I am also curious? How does the crane keep soaring higher than the building it’s working on? Does the operator take his sarnies up with him in the morning? Or does he just hoist them when the hooter goes off? What’s the drill when he needs a pee? Can he afford to have a bad day at the office?

Gob on a finger

At night or during high winds, the cranes are left in “free slew”, allowing the boom to circle freely through 360 degrees like a giant weathervane. The boom always points downwind, the direction of the wind. Or you could just gob or spit on your finger and hold it up – whichever side is coldest and dries fastest is the direction of the wind. Way cheaper than a tower crane weathervane. But both work.

My ‘Way Forward Tour’ started on the fringe of the CBD near the domain and perhaps the sharpest building on Cameron Rd. A big sign screams ‘BLOOD’. Not the legend of the blood-sucking vampires of Transylvania playing out but the blood service phlebotomists doing their noble work.

Don’t drive past – stop and admire their building. Quite special. Pop in even. They will find a vein to download blood equivalent to 1.5 cans of soft drink. And save a life perhaps. I once knew a team of phlebotomist netballers who went off to a weekend tournament and came home with wee vampires tattooed on their butts. They’re committed. Cute.

A bit of Boston

The ‘Way Forward Tour’ continues down Harington St where they’re busy turning a sow’s ear into an accoutrement on a site sold for just one dollar. I might have put in a bid had I known that. The transport hub is being refashioned into $60m worth of carparking and office spaces.

The recently finished Northern Quarter spanning across Harington and Hamilton streets would sit comfortably in the Red City, Boston, famous for its classical red brick buildings. A dockside aesthetic they described it as. See it from Harington St, and tell me it isn’t a work of art, that it isn’t cool. A crane is sneaks above the hoardings right next door – a matching 200-room four-star hotel.    

There’s Craig’s new digs at 2 Devonport Rd – everything that could go wrong did go wrong on this site. But great things are born of difficulty. It’s a show-piece sentinel right at the foot of Devonport Rd.

This is why I love those cranes. They’re visible signs of a city evolving, soaring symbols of progress, renewal, revitalisation, of economic growth. They tell me that down below, way, way below, is another investment in infrastructure, in our future. A city is on the march.

Cocking a snook

And it’s like those three tower cranes on our skyline are cocking a snook at the naysayers, the citizens against everything who insisted Te Manawataki o Te Papa – the heartbeat of Te Papa – would not and should not happen.

“This is just bull***”, “fluffy want to haves” they said of the library and community hub, the museum and exhibition gallery.  But these cultural ‘must haves’ are institutions that identify cities, are the heart of communities, and they’re bursting out.

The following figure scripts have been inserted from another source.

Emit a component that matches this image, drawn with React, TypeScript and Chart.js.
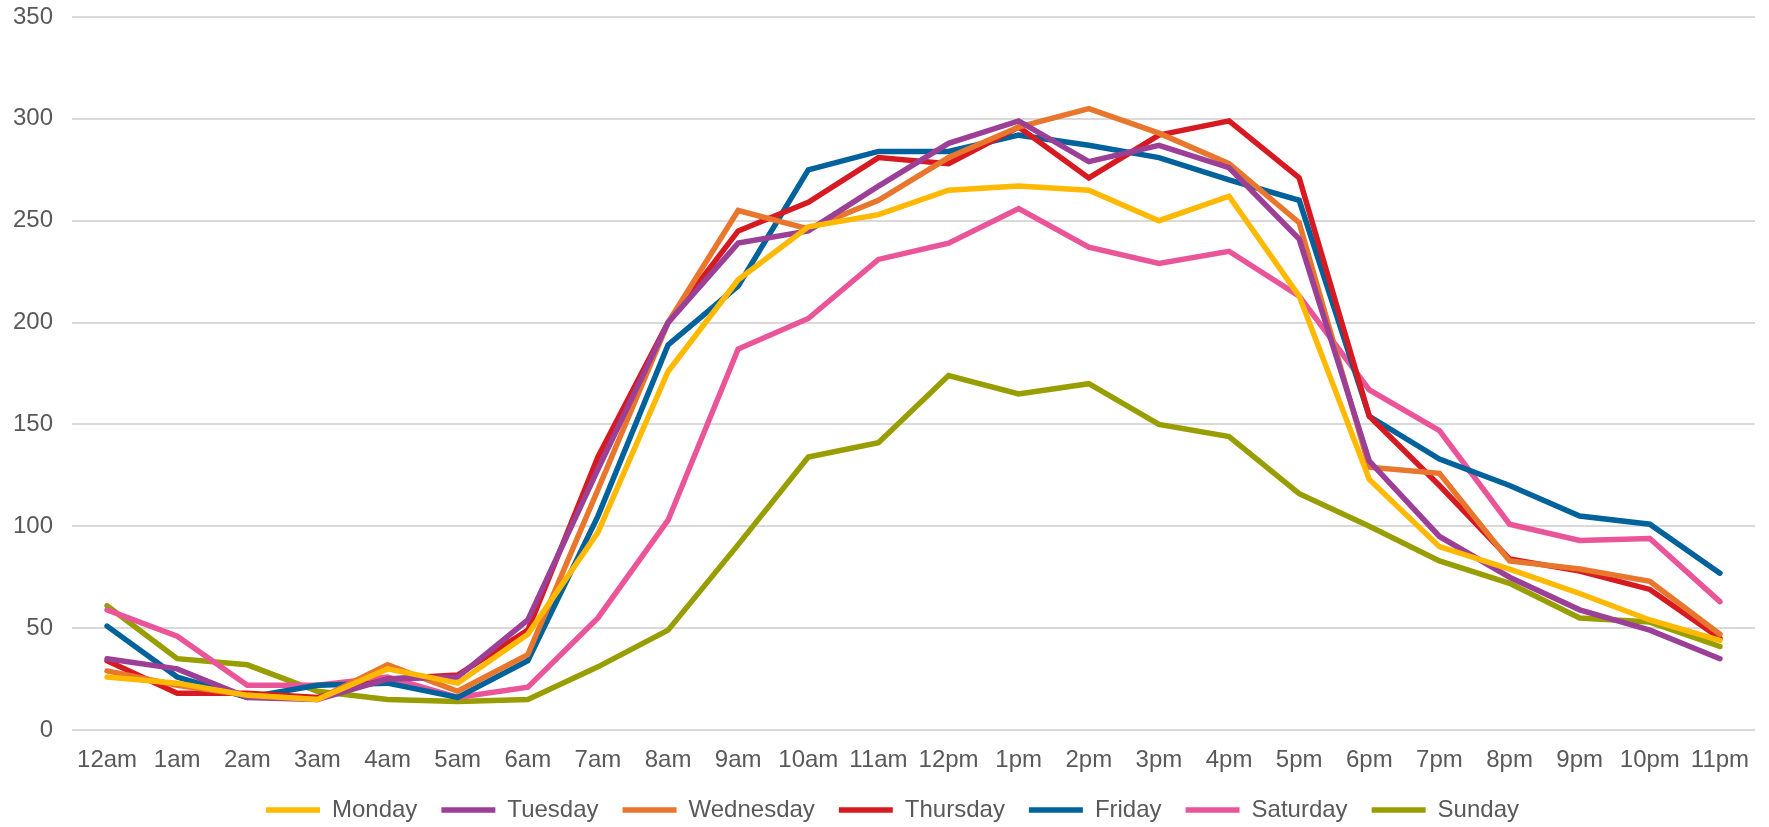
import React, { useEffect, useRef } from "react";
import { Chart, registerables } from "chart.js";

Chart.register(...registerables);

const hours = [
  "12am", "1am", "2am", "3am", "4am", "5am", "6am", "7am", "8am", "9am", "10am", "11am",
  "12pm", "1pm", "2pm", "3pm", "4pm", "5pm", "6pm", "7pm", "8pm", "9pm", "10pm", "11pm",
];

const monday = [26, 23, 17, 15, 30, 23, 47, 97, 176, 221, 247, 253, 265, 267, 265, 250, 262, 213, 123, 90, 79, 67, 54, 44];
const tuesday = [35, 30, 16, 15, 25, 26, 54, 128, 200, 239, 245, 267, 288, 299, 279, 287, 276, 241, 132, 95, 75, 59, 49, 35];
const wednesday = [29, 22, 17, 15, 32, 19, 37, 118, 200, 255, 246, 260, 281, 296, 305, 293, 278, 249, 129, 126, 83, 79, 73, 47];
const thursday = [34, 18, 18, 16, 25, 27, 49, 134, 200, 245, 259, 281, 278, 296, 271, 292, 299, 271, 154, 120, 84, 78, 69, 45];
const friday = [51, 26, 16, 22, 23, 16, 34, 105, 189, 218, 275, 284, 284, 292, 287, 281, 270, 260, 154, 133, 120, 105, 101, 77];
const saturday = [59, 46, 22, 22, 26, 16, 21, 55, 103, 187, 202, 231, 239, 256, 237, 229, 235, 213, 167, 147, 101, 93, 94, 63];
const sunday = [61, 35, 32, 19, 15, 14, 15, 31, 49, 91, 134, 141, 174, 165, 170, 150, 144, 116, 100, 83, 72, 55, 53, 41];

const seriesNames = ["Monday", "Tuesday", "Wednesday", "Thursday", "Friday", "Saturday", "Sunday"];
const seriesValues = [monday, tuesday, wednesday, thursday, friday, saturday, sunday];
const seriesColors = ["#FFB900", "#9B3F97", "#E8762D", "#D71A21", "#00629B", "#EA5599", "#989D00"];

const yTicks = [0, 50, 100, 150, 200, 250, 300, 350];

const legendShift = {
  id: "legendShift",
  afterLayout(chart: any) {
    const lg = chart.legend;
    if (lg) {
      lg.left += 15;
      lg.right += 15;
    }
  },
};

export default function App() {
  const canvasRef = useRef<HTMLCanvasElement | null>(null);

  useEffect(() => {
    document.body.style.margin = "0";
    const canvas = canvasRef.current;
    if (!canvas) return;
    const font = "'Liberation Sans', Arial, sans-serif";
    const chart = new Chart(canvas, {
      type: "line",
      data: {
        labels: hours,
        datasets: seriesNames.map((name, i) => ({
          label: name,
          data: seriesValues[i],
          borderColor: seriesColors[i],
          backgroundColor: seriesColors[i],
          borderWidth: 5.5,
          borderCapStyle: "round" as const,
          borderJoinStyle: "miter" as const,
          pointRadius: 0,
          pointHoverRadius: 0,
          tension: 0,
          fill: false,
        })),
      },
      plugins: [legendShift],
      options: {
        animation: false,
        responsive: false,
        maintainAspectRatio: false,
        layout: { padding: { top: 17, right: 14, left: 0, bottom: -5 } },
        plugins: {
          tooltip: { enabled: false },
          legend: {
            position: "bottom",
            labels: {
              usePointStyle: true,
              pointStyle: "line",
              pointStyleWidth: 54,
              boxHeight: 24,
              padding: 24,
              color: "#595959",
              font: { family: font, size: 24 },
            },
          },
        },
        scales: {
          x: {
            offset: true,
            grid: { display: false, drawTicks: false },
            border: { display: false },
            ticks: {
              color: "#595959",
              font: { family: font, size: 24 },
              padding: 16,
              maxRotation: 0,
              autoSkip: false,
            },
            afterFit: (scale: any) => {
              scale.height = 44;
            },
          },
          y: {
            min: 0,
            max: 350,
            grid: { color: "#d9d9d9", lineWidth: 2, drawTicks: false },
            border: { display: false },
            afterBuildTicks: (scale: any) => {
              scale.ticks = yTicks.map((v) => ({ value: v }));
            },
            ticks: {
              color: "#595959",
              font: { family: font, size: 24 },
              padding: 19,
            },
            afterFit: (scale: any) => {
              scale.width = 72;
              scale.paddingTop = 0;
              scale.paddingBottom = 0;
            },
          },
        },
      },
    });
    return () => chart.destroy();
  }, []);

  return (
    <div style={{ width: 1769, height: 827, position: "relative" }}>
      <canvas ref={canvasRef} width={1769} height={827} style={{ width: 1769, height: 827, display: "block" }} />
    </div>
  );
}
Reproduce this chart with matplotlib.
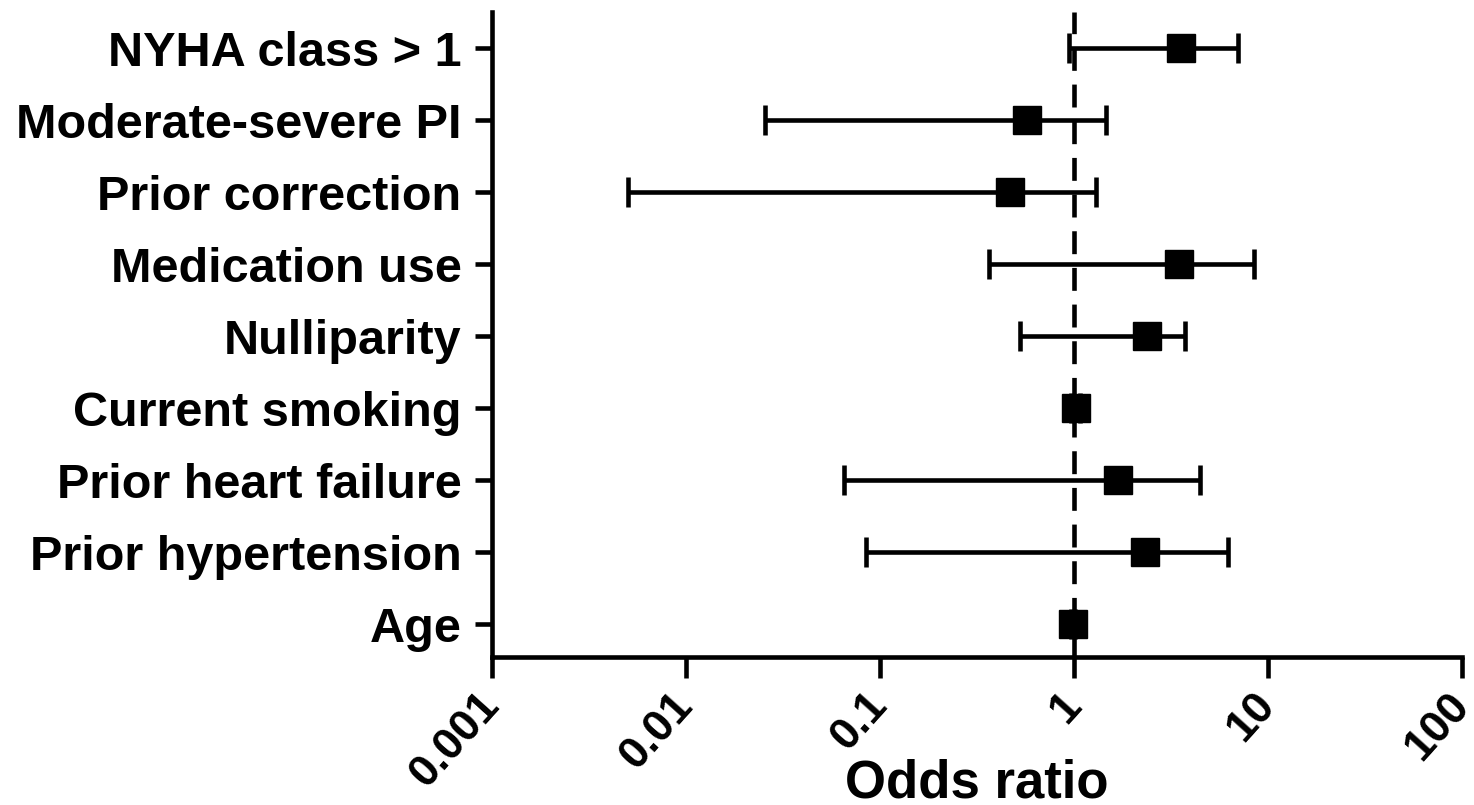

Gaze down Willow St and soak it up. A stunning architectural statement, a mass-timber design oozing local cultural narratives, the story of who we are and where we have come from. Te Manawataki o Te Papa – the heartbeat of Te Papa. Heartbeat? It’s bursting out of its chest, it’s pumping. Christchurch has a sports arena with a lid, Auckland a flash new underground rail corridor. And we’re on the brink of having something very, very special and stimulating of our own.